During the crucial afternoon hours of January 6, 2021, as a mob of protesters stormed and briefly occupied the Capitol, then-President Donald Trump did none of those things.

Trump spent the afternoon sitting in his private White House dining room, staring for hours at a television tuned to Fox News. He made no effort to quell the violence or protect congressional leaders under threat, and when he was told the rioters were chanting that they wanted to “hang” Trump’s vice president, Mike Pence, Trump said that Pence deserved it. The mob came so close to Pence that, the committee revealed tonight, the Secret Service agents protecting him [Pence] feared for their lives and wanted “to say goodbye” to their families.

Trump ignored pleas from his staff, his allies in Congress, and even his own daughter Ivanka. Many of those around the president wanted him to forcefully call off the mob and deliver a national address to denounce the violence. All he would do was film and tweet out a short video in which he gently asked his supporters to “go home in peace.” “He refused to defend our nation and our Constitution,” Representative Liz Cheney, the Republican of Wyoming, said. “He refused to do what every American president must.”
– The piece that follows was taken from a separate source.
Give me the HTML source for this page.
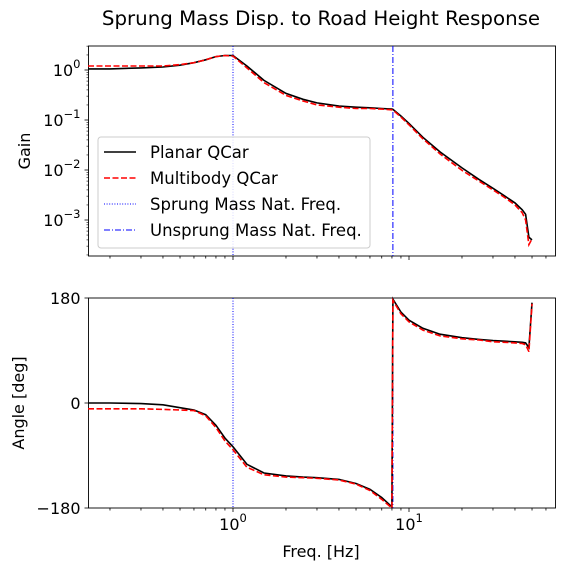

Trump’s leadership—or lack thereof—during the Capitol riot was the focus of tonight’s prime-time hearing, the ninth hearing that the committee has held and, for now, the final one scheduled. There will be more, however, committee leaders announced tonight.
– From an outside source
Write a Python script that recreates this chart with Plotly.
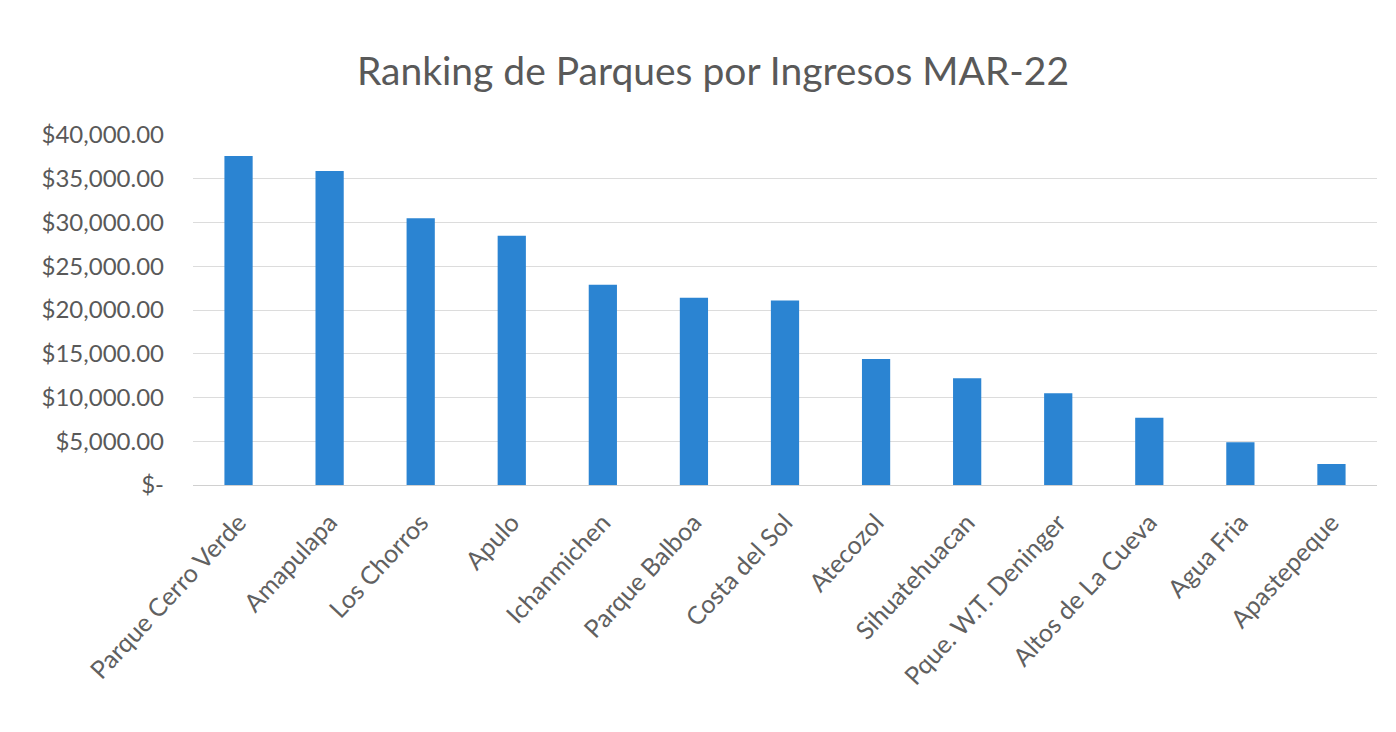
import plotly.graph_objects as go

parques = ["Parque Cerro Verde", "Amapulapa", "Los Chorros", "Apulo", "Ichanmichen",
           "Parque Balboa", "Costa del Sol", "Atecozol", "Sihuatehuacan",
           "Pque. W.T. Deninger", "Altos de La Cueva", "Agua Fria", "Apastepeque"]
ingresos = [37600, 35900, 30500, 28500, 22900, 21400, 21100, 14400, 12200, 10500, 7700, 4900, 2400]

y_tickvals = [0, 5000, 10000, 15000, 20000, 25000, 30000, 35000, 40000]
y_ticktext = ["$-", "$5,000.00", "$10,000.00", "$15,000.00", "$20,000.00",
              "$25,000.00", "$30,000.00", "$35,000.00", "$40,000.00"]

titulo = "Ranking de Parques por Ingresos MAR-22"

fig = go.Figure(go.Bar(x=parques, y=ingresos, marker_color="#2b84d2",
                       marker_line_width=0))

fig.update_layout(
    width=1396, height=732,
    paper_bgcolor="white", plot_bgcolor="white",
    font=dict(family="Lato, sans-serif", color="#595959"),
    title=dict(text=titulo, x=0.505, xanchor="center", y=0.913, yanchor="middle",
               font=dict(size=39, color="#595959")),
    margin=dict(l=185, r=27, t=127, b=255),
    bargap=0.69,
    showlegend=False,
)
fig.update_yaxes(range=[0, 40000], tickvals=y_tickvals, ticktext=y_ticktext,
                 showgrid=True, gridcolor="#dcdcdc", gridwidth=1, zeroline=False,
                 showline=False, tickfont=dict(size=24, color="#595959"), ticks="",
                 ticklabelstandoff=28)
fig.update_xaxes(tickangle=-47, tickfont=dict(size=25, color="#606060"),
                 showline=True, linecolor="#d0d0d0", ticks="",
                 ticklabelstandoff=12)

fig.write_html("out.html")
The presentation filled in an aspect of the day about which relatively little had been known, because the Trump White House kept incomplete logs of the president’s activities and phone calls. The Secret Service deleted the majority of texts that its agents sent on January 6, a potential violation of federal law that the National Archives is now investigating.

The committee established that Trump was told within 15 minutes of ending his rally speech that the Capitol was under attack. After the Secret Service rebuffed his demands to join the crowd himself, the president settled into his seat at the head of the dining-room table. . . . Trump interrupted his Fox viewing to make phone calls—not to help stop the riot but to urge Republican senators to hold strong in their planned objections to the certification of the election.
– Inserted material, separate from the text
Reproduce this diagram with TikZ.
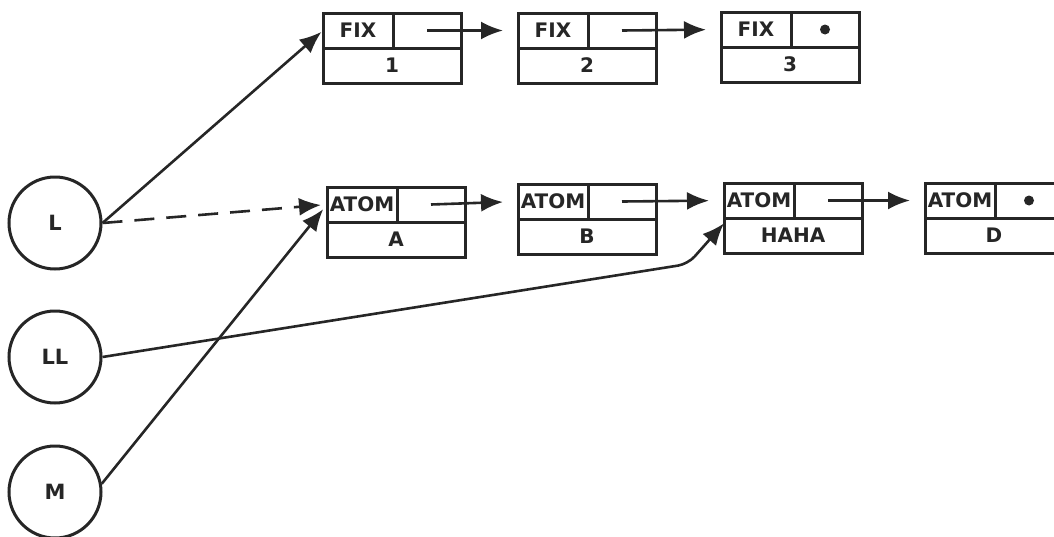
\documentclass[tikz,border=0pt]{standalone}
\usepackage{fontspec}
\setmainfont{DejaVu Sans}
\usepackage{tikz}
\usetikzlibrary{arrows.meta, positioning}

\colorlet{ink}{black!85}

\tikzset{
    cell/.style={draw=ink, text=ink, line width=3pt, inner sep=0pt, outer sep=0pt,
        minimum height=35pt, font=\bfseries\fontsize{20}{20}\selectfont},
    tagcell/.style={cell, minimum width=70pt},
    ptrcell/.style={cell, minimum width=68pt},
    valcell/.style={cell, minimum width=138pt},
    var/.style={draw=ink, text=ink, circle, line width=3pt, minimum size=92pt,
        font=\bfseries\fontsize{21}{21}\selectfont},
    link/.style={->, draw=ink, line width=2.6pt},
}

\begin{document}
\begin{tikzpicture}[x=1pt, y=-1pt, >={Latex[length=22pt,width=18pt]}]
    \useasboundingbox (0,0) rectangle (1054,536);
    \clip (0,0) rectangle (1054,536);

    % 1. Các biến
    \node[var] (L)  at (55,223) {L};
    \node[var] (LL) at (55,357) {LL};
    \node[var] (M)  at (55,492) {M};

    % 2. Các ô nhớ
    \foreach \n/\x/\y/\tag/\val in {fa/323/13/FIX/1, fb/518/13/FIX/2, fc/721/12/FIX/3,
        aa/327/187/ATOM/A, ab/518/184/ATOM/B, ac/724/183/ATOM/HAHA, ad/925/183/ATOM/D} {
        \node[tagcell, anchor=north west] (\n-t) at (\x,\y) {\tag};
        \node[ptrcell, right=0pt of \n-t] (\n-p) {};
        \node[valcell, anchor=north west] (\n-v) at (\n-t.south west) {\val};
    }

    % 3. Con trỏ giữa các ô
    \foreach \a/\b in {fa/fb, fb/fc, aa/ab, ab/ac, ac/ad} {
        \draw[link, shorten >=15pt] (\a-p.center) -- (\b-t.west);
    }
    \fill[ink] (fc-p.center) circle (5pt);
    \fill[ink] (ad-p.center) circle (5pt);

    % 4. Con trỏ từ các biến
    \draw[link, shorten >=2pt] (L.east) -- (fa-t.west);
    \draw[link, shorten >=6pt, dash pattern=on 20pt off 12pt] (L.east) -- (aa-t.west);
    \draw[link, shorten >=6pt] (M.10) -- (aa-t.west);
    \coordinate (kink) at (688,264);
    \draw[link, rounded corners=10pt] (LL.east) -- (kink) -- (ac-v.170);

\end{tikzpicture}
\end{document}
[S]enior administration officials testifying that they were aware of no Trump calls to the secretary of defense, the attorney general, or the secretary of homeland security. Sarah Matthews, a former deputy press secretary who testified at the hearing, told the panel that Trump could have delivered live remarks to the nation “within a matter of minutes” simply by walking down a hallway to the White House press-briefing room. He did not.

The committee juxtaposed descriptions of the president’s quiet afternoon in the White House with the growing terror at the Capitol. A White House national-security employee, whose identity was obscured by the committee, testified about how scared Pence’s security detail became as they tried to rush him past rioters to safety. Viewers saw footage of Senator Josh Hawley of Missouri scurrying out of danger just hours after he’d raised his fist to encourage the throng that would ultimately force him to flee.

This was Trump’s 3 a.m. moment, except it occurred during the middle of the president’s notoriously short workday. It would be easy to say Trump was a mere spectator, choosing to sit out an attempted coup and arguably derelict in his sworn duty to “preserve, protect, and defend the Constitution.” But the January 6 committee has accused the former president of being far more than a passive observer who fiddled while the Capitol nearly fell.

Again and again, the panel has asserted that Trump was an instigator and a would-be participant in the charge, an unhinged leader who literally lunged for the wheel of the car that would take him to the Capitol. “The mob was accomplishing President Trump’s purpose,” Representative Adam Kinzinger said tonight. “So of course he didn’t intervene.” In the committee’s telling, [Trump] the president watched his legion of supporters attack the seat of American government not only with glee but also with envy, and it is sheer folly to have expected him to try and stop the riot he had fomented.

At best, Trump belongs in prison although I would prefer a far harsher penalty. 

1 comment:

Sixpence Notthewiser said...

Oh, we all knew he was guilty.
His minions knew he was guilty.
The MAGAts knew he was guilty.
Being guilty is his brand. Now, he needs to go to jail.